Castellanos ist ein begnadeter und rücksichtloser Meister der Attack-Ad. Einmal berüchtigter Weise bis zu rassistischen Untertönen – „Du brauchtest den Job. Aber sie gaben ihn einem aus einer Minderheit…“. (Hier eine Geschichte in Salon dazu.) Doch er glaubt erklärtermaßen nicht an „Spin“. In einer Welt mir „zuviel Information“ sei es hoffnungslos, Sachen zu erfinden und zu glauben, die würden sich schon irgendwie festsetzen.

Es gehe nicht um „how to spin“, sondern um „how to lead“. Präsidenten sind für Castellanos einerseits „leitende Marken“ (ruler brands), andererseits aber im besten Fall auch“verwandelnde Marken“ (transformational brands). In Amerika wollen wir einen Präsidenten, sagt Castellanos, „der uns an einen besseren Ort führ, jenseits des Horizonts.

Auf seinem persönlichen Mount Rushmore des letzten Jahrhunderts würden sich darum Roosevelt, JFK, Reagan und Clinton wiederfinden. „Auf eine gewisse Weise sind sie alle derselbe Typ“, meint Castellanos – alle ebenso leitend wie transformierend.

Ich kam leider nicht dazu, ihn zu fragen, warum er George W. Bush weggelassen hat, der nicht zuletzt ihm seine zweite Amtszeit verdankt. Wahrlich ein transformierender Präsident! Aber das hätte womöglich die Stimmung etwas verdorben.

An Obamas Kampagne findet Castellanos  sehr professionell, dass sie viel mehr anbietet als bloss „issues“. Wer die Website aufruft, wird angesprochen, er solle nicht nur an die Fähigkeiten des Kandidaten glauben, Wandel zu bringen, sondern an sich selbst. „Wow. Das ist keine Kampagne mehr – das ist eine Bewegung!“ Damit wird die Wahl umdefiniert von einem Wettbewerb zwischen McCain und Obama zu einem zwischen McCain und Dir. Auf Dich kommt es an, Wähler.

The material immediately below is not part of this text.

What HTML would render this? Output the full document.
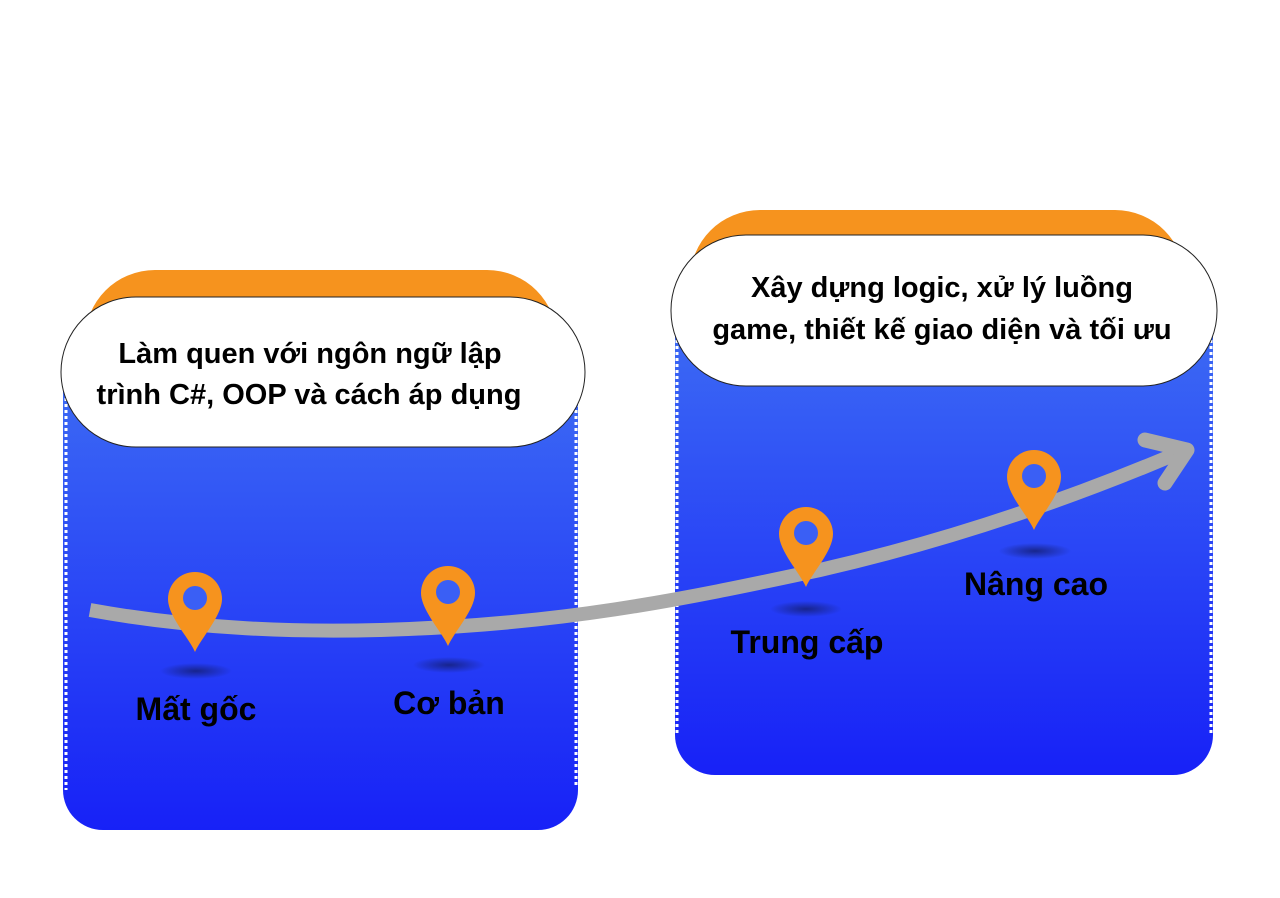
<!DOCTYPE html>
<html><head><meta charset="utf-8"><style>
html,body{margin:0;padding:0;background:#fff;}
svg{display:block;}
text{font-family:"Liberation Sans","DejaVu Sans",sans-serif;font-weight:bold;fill:#000;}
</style></head><body>
<svg width="1280" height="898" viewBox="0 0 1280 898" xmlns="http://www.w3.org/2000/svg">
<defs>
<linearGradient id="bg" x1="0" y1="0" x2="0" y2="1">
<stop offset="0" stop-color="#3f70f4"/><stop offset="1" stop-color="#1721f7"/>
</linearGradient>
<radialGradient id="sh"><stop offset="0" stop-color="#15207a" stop-opacity="0.85"/><stop offset="1" stop-color="#15207a" stop-opacity="0"/></radialGradient>
<path id="pin" d="M0,80 C-6,66 -27,44 -27,27 A27,27 0 1 1 27,27 C27,44 6,66 0,80Z" fill="#f6931e"/>
</defs>
<rect x="85" y="270" width="472" height="200" rx="70" fill="#f6931e"/>
<rect x="63" y="340" width="515" height="490" rx="40" fill="url(#bg)"/>
<line x1="66" y1="380" x2="66" y2="790" stroke="#fff" stroke-width="3" stroke-dasharray="3,3"/>
<line x1="576" y1="380" x2="576" y2="785" stroke="#fff" stroke-width="3" stroke-dasharray="3,3"/>
<rect x="61" y="297" width="524" height="150" rx="75" fill="#fff" stroke="#222" stroke-width="1"/>
<text x="310" y="363" font-size="29" text-anchor="middle">Làm quen với ngôn ngữ lập</text>
<text x="309" y="404" font-size="29" text-anchor="middle">trình C#, OOP và cách áp dụng</text>
<rect x="690" y="210" width="495" height="200" rx="70" fill="#f6931e"/>
<rect x="675" y="290" width="538" height="485" rx="40" fill="url(#bg)"/>
<line x1="677" y1="340" x2="677" y2="735" stroke="#fff" stroke-width="3" stroke-dasharray="3,3"/>
<line x1="1211" y1="340" x2="1211" y2="735" stroke="#fff" stroke-width="3" stroke-dasharray="3,3"/>
<rect x="671" y="235" width="546" height="151" rx="75" fill="#fff" stroke="#222" stroke-width="1"/>
<text x="942" y="297" font-size="29" text-anchor="middle">Xây dựng logic, xử lý luồng</text>
<text x="942" y="339" font-size="29" text-anchor="middle">game, thiết kế giao diện và tối ưu</text>
<path d="M90,610 C200,630 300,632 380,630 C560,625 680,600 820,570 C960,538 1080,495 1185,450" fill="none" stroke="#a9a9a9" stroke-width="14"/>
<path d="M1145,440 L1187,450 L1165,483" fill="none" stroke="#a9a9a9" stroke-width="15" stroke-linecap="round" stroke-linejoin="round"/>
<ellipse cx="196" cy="671" rx="36" ry="8" fill="url(#sh)"/>
<ellipse cx="449" cy="665" rx="36" ry="8" fill="url(#sh)"/>
<ellipse cx="806" cy="609" rx="36" ry="8" fill="url(#sh)"/>
<ellipse cx="1035" cy="551" rx="36" ry="8" fill="url(#sh)"/>
<g transform="translate(195,572)"><use href="#pin"/><circle cx="0" cy="26" r="12" fill="#3a5ff5"/></g>
<g transform="translate(448,566)"><use href="#pin"/><circle cx="0" cy="26" r="12" fill="#3a5ff5"/></g>
<g transform="translate(806,507)"><use href="#pin"/><circle cx="0" cy="26" r="12" fill="#3a5ff5"/></g>
<g transform="translate(1034,450)"><use href="#pin"/><circle cx="0" cy="26" r="12" fill="#3a5ff5"/></g>
<text x="196" y="720" font-size="32" text-anchor="middle">Mất gốc</text>
<text x="449" y="714" font-size="32" text-anchor="middle">Cơ bản</text>
<text x="807" y="653" font-size="32" text-anchor="middle">Trung cấp</text>
<text x="1036" y="595" font-size="32" text-anchor="middle">Nâng cao</text>
</svg>
</body></html>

Castellanos glaubt, dass die Demokraten keine andere Wahl hatten, als auf Change zu setzen: Wenn eine überwältigende Mehrheitim Land denkt, das Land sei auf dem falschen Kurs, dann geht es in der Wahl um Wechsel und Wandel. Ob die Demokraten aber nicht ein bisschen übermütig waren, in die Wechselstimmung hinein auch noch einen sichtlich andersartigen Kandidaten zu schicken, derim amerikanischen Sinne „links“ is, einen komischen Namen hat  u n d  überhaupt keine Regierungserfahrung?

Vielleicht ist das in einer turbulenten Lage wie dieser am Ende zu viel Change.

McCain, so Castellanos, hat nun die Strategie, Obama auf dem Feld des Wandels so viele Stimmen streitig zu machen, dass er ihn schließlich auf dem Feld Erfahrung  schlagen kann. Umgekehrt versucht Obama in Sachen Erfahrung so viel Boden gut zu machen, daß schließlich das Moment des Wandels für ihn ausschlaggebend wird. Das ist das Spiel der nächsten Wochen.

Zwei große Faktoren sieht Castellanos als entscheidend an: Frauen als Wähler. Und die Wirtschaft. 77 Prozent der Konsumentenmacht ist in den Händen der Frauen. Sie bestimmen über die Budgets. Sie sind sehr viel schwerer zu fassen, als die Männer mit ihren klassischen Milieus.

Und die neue Krisenlage hat es zu einem verteufelt schweren Ding gemacht, gegen Washington zu kandidieren, wie es ja beide Kandidaten für sich beanspruchen: Nie gab es mehr Mißtrauen gegenüber Washington, und nie mehr Wunsch nach Führung zugleich.

Wer dieses Paradox auflösen kann, wird der nächste Präsident. (Glaube ich jedenfalls.)